* The exercise: Starting at the line that contains "What React, TypeScript" and stopping after the line that contains "XAxis, YAxis, LabelList", copy the lines exactly. Pictures are left out.

* Excerpted records:
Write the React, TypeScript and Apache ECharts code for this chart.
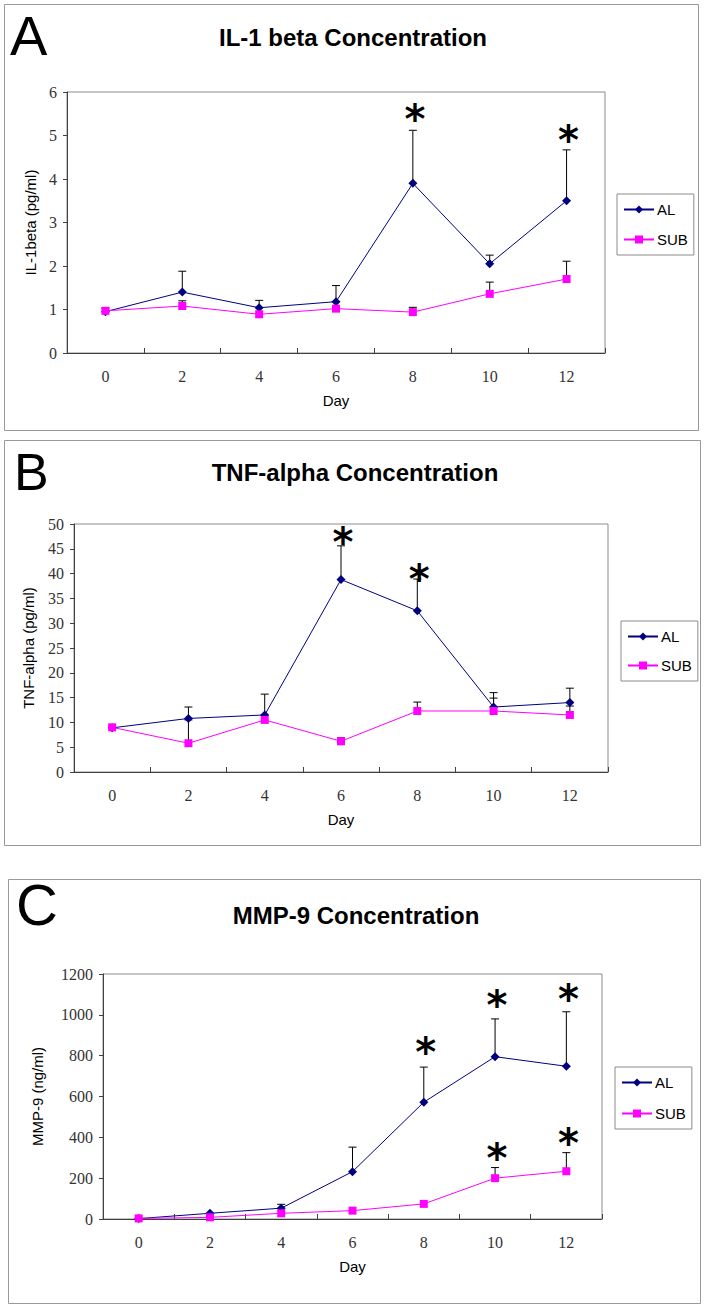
==
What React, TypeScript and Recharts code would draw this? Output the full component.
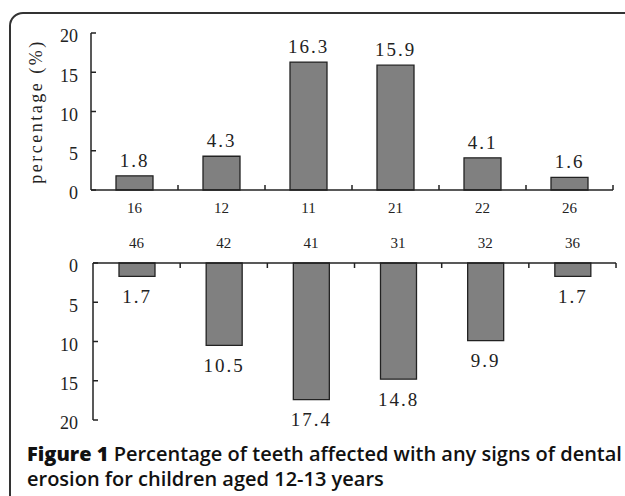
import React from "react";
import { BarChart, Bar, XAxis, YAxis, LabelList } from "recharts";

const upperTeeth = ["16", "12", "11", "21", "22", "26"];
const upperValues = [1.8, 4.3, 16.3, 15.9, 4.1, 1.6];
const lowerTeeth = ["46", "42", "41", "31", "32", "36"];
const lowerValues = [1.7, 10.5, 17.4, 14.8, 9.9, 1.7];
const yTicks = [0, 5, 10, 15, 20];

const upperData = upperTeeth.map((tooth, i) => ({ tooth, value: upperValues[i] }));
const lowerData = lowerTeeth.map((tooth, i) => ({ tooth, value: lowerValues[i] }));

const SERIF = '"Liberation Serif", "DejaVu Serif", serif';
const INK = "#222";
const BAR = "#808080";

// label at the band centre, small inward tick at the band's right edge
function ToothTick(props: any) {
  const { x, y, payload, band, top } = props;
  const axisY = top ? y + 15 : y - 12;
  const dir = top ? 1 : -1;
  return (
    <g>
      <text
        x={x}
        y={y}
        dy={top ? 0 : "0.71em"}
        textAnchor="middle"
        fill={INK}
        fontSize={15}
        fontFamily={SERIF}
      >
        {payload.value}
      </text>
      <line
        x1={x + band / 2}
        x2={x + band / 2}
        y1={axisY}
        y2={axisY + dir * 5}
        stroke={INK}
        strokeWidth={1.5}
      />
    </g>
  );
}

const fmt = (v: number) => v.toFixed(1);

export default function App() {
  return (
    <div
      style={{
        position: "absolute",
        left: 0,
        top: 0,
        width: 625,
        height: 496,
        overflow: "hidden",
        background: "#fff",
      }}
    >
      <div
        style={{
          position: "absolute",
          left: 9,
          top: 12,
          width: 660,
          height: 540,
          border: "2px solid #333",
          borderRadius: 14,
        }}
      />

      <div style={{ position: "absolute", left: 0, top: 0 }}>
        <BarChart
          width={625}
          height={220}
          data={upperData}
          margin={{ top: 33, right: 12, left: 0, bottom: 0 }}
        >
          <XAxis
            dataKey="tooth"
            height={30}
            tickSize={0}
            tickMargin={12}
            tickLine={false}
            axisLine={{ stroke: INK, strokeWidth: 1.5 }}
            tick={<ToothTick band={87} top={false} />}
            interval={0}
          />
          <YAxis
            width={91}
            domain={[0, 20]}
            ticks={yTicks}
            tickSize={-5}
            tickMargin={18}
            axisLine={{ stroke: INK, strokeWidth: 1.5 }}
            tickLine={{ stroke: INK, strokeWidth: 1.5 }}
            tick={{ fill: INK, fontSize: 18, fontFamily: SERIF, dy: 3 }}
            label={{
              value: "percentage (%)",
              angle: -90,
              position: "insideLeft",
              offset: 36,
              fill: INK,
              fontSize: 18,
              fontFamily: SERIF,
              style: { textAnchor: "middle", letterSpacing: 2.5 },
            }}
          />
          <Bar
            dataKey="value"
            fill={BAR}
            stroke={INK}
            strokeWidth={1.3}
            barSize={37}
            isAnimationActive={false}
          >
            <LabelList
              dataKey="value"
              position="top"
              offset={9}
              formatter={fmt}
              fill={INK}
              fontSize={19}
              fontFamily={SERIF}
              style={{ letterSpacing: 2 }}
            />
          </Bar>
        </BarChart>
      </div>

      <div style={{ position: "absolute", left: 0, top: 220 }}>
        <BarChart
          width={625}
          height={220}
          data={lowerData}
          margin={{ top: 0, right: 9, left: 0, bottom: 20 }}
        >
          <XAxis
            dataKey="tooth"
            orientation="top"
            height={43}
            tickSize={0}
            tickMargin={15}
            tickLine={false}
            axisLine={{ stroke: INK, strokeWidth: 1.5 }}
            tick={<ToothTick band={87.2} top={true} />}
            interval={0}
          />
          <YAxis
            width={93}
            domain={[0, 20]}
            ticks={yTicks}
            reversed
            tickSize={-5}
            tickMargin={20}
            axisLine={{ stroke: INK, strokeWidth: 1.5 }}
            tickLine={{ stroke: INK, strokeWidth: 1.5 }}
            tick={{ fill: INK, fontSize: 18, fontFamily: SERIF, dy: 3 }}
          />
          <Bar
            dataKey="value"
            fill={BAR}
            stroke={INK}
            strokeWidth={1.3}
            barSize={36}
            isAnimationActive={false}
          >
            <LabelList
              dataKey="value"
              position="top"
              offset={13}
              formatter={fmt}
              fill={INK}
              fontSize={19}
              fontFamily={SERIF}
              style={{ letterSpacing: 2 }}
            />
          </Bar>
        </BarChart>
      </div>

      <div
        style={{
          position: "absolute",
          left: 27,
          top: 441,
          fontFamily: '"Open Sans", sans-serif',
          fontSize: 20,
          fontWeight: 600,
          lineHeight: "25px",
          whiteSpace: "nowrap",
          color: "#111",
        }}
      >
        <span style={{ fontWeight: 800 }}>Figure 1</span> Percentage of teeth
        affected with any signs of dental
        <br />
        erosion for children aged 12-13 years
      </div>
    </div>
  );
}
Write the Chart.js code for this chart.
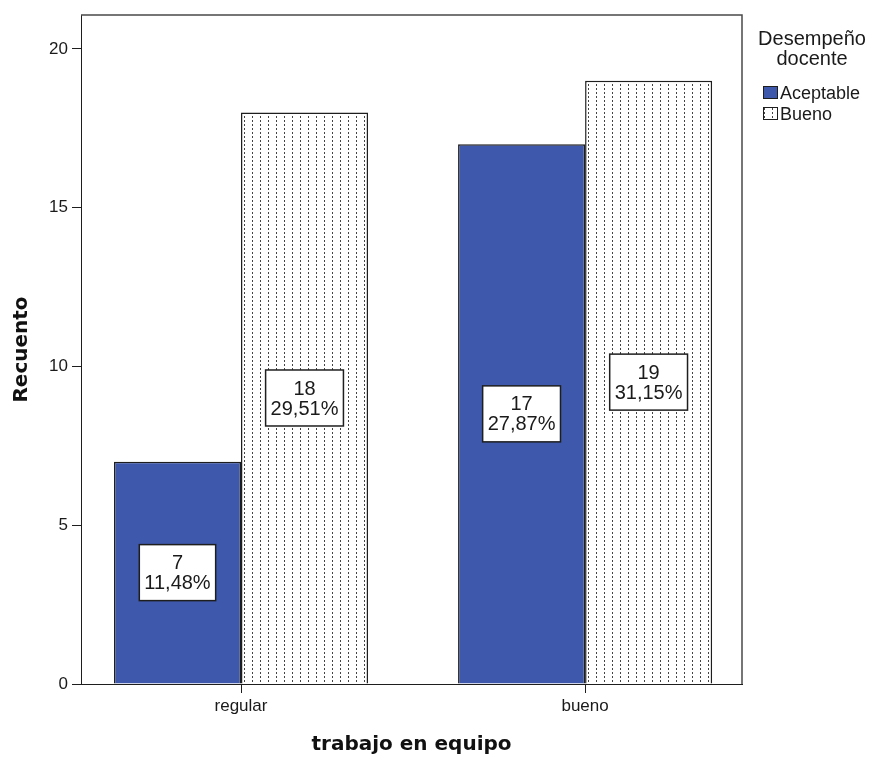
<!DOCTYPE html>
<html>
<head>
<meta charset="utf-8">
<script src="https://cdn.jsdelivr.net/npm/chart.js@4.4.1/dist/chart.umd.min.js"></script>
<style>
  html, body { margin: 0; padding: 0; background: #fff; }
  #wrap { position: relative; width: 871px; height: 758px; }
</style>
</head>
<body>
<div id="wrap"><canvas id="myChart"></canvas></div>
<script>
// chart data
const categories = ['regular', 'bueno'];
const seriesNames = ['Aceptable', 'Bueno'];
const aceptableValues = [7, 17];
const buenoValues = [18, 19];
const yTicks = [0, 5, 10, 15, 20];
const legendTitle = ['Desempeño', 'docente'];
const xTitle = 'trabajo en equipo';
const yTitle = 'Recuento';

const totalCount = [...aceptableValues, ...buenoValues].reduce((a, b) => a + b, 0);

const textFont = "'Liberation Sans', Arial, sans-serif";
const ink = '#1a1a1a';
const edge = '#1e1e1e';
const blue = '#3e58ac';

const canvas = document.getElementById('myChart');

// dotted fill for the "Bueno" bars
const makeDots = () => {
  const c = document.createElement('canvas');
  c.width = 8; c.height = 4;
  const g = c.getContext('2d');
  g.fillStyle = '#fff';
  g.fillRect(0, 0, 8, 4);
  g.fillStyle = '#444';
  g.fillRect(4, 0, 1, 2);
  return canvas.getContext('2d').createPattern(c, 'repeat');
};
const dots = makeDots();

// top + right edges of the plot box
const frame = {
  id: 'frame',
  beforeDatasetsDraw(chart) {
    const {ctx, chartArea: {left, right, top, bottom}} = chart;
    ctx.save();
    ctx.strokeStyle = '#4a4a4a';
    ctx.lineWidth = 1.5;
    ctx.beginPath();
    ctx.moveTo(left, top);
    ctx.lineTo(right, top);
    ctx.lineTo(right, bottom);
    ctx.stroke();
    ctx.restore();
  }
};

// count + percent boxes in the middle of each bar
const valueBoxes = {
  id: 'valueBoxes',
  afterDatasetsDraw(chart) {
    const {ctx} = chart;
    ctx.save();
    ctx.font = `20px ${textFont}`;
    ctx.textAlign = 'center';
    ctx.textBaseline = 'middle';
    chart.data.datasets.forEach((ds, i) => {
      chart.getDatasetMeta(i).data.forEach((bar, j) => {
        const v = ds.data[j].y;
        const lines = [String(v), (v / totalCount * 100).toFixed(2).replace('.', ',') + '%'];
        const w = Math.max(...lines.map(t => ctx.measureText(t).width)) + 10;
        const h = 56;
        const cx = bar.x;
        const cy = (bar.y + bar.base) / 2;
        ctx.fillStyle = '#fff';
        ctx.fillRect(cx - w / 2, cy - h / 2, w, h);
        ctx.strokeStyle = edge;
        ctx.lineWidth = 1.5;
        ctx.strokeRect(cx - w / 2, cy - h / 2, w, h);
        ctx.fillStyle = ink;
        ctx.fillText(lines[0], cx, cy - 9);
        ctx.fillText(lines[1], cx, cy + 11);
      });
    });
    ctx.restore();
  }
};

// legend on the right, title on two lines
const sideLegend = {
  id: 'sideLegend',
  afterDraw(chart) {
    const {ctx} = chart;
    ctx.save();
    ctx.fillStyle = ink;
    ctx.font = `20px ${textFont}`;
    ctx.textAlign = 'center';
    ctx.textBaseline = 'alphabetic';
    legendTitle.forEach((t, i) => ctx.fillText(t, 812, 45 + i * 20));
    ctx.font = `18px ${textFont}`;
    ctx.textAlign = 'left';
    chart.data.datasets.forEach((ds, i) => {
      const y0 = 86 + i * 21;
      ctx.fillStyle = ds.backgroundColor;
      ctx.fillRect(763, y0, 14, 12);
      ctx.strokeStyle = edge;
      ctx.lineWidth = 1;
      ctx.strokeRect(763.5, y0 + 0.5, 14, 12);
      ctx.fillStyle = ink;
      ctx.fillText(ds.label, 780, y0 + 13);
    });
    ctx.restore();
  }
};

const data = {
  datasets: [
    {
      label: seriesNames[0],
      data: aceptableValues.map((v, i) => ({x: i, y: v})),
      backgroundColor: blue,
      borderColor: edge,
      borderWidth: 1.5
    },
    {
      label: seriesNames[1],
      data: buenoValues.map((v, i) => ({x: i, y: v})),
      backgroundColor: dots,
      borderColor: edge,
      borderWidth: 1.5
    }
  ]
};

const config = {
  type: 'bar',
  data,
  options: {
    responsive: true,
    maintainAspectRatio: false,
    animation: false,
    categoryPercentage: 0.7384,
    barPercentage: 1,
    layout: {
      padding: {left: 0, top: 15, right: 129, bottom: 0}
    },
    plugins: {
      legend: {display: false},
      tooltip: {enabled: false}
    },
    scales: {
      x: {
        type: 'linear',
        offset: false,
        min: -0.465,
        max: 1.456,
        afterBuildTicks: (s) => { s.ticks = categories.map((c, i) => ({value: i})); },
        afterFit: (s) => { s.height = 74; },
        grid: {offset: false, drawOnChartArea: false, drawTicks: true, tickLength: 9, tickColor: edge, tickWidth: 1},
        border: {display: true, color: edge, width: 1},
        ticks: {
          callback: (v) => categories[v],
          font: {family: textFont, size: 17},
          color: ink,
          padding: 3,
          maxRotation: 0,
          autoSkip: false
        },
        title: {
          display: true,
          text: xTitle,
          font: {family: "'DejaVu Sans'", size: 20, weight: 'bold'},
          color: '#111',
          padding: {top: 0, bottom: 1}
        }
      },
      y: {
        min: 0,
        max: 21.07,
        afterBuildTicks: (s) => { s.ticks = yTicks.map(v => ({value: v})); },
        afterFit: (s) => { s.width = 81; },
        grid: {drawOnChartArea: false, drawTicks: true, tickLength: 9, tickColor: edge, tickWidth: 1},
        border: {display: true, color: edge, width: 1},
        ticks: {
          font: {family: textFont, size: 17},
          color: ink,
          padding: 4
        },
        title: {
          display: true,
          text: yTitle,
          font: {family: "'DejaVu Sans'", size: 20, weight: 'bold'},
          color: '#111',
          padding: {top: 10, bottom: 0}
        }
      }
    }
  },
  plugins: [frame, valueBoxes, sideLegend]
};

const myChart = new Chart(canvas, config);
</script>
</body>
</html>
...
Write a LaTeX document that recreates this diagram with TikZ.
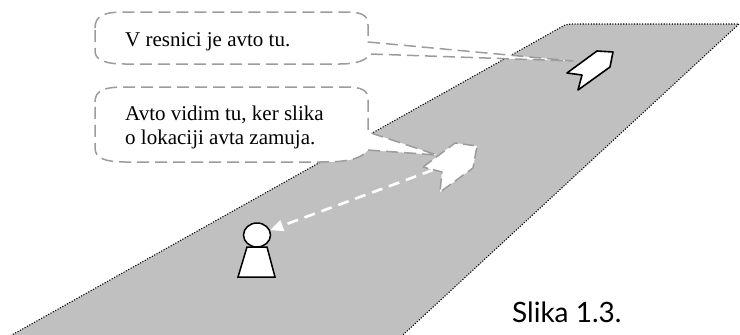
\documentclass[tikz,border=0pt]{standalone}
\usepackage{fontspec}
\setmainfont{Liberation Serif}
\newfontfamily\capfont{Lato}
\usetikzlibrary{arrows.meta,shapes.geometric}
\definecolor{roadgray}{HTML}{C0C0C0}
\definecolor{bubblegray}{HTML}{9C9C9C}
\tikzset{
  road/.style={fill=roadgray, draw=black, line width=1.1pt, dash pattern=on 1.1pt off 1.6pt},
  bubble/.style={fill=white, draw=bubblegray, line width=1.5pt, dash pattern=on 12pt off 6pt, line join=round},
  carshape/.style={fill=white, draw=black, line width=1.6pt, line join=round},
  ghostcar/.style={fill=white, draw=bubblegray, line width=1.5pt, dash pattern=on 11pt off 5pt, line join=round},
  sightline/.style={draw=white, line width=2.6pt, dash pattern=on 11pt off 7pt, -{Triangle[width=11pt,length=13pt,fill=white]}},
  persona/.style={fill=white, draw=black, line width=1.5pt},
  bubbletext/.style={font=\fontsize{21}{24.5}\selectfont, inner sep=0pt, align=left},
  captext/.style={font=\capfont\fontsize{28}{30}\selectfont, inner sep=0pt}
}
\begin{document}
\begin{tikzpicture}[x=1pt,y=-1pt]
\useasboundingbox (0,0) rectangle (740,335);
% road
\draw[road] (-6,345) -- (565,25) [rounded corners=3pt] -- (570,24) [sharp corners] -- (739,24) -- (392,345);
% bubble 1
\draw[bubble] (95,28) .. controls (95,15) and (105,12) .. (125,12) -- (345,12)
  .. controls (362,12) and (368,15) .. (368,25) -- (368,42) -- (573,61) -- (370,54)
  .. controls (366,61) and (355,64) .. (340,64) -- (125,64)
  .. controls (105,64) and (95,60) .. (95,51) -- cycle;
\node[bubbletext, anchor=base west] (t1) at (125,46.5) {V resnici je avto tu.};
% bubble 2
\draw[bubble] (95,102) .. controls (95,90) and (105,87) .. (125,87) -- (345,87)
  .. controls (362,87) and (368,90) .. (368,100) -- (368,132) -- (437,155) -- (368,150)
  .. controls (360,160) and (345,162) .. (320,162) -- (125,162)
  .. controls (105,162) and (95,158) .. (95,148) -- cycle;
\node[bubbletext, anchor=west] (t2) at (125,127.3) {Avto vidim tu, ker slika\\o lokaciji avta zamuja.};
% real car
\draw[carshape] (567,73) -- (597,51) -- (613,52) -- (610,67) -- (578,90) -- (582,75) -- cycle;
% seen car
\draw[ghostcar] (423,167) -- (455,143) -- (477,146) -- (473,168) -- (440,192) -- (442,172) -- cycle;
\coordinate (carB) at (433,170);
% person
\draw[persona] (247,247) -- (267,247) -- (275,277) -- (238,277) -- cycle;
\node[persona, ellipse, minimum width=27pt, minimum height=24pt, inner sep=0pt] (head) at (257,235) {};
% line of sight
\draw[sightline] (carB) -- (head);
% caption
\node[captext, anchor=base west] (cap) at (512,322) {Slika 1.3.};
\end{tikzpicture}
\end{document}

* Completed task:
What React, TypeScript and Recharts code would draw this? Output the full component.
import React from "react";
import { BarChart, Bar, XAxis, YAxis, LabelList } from "recharts";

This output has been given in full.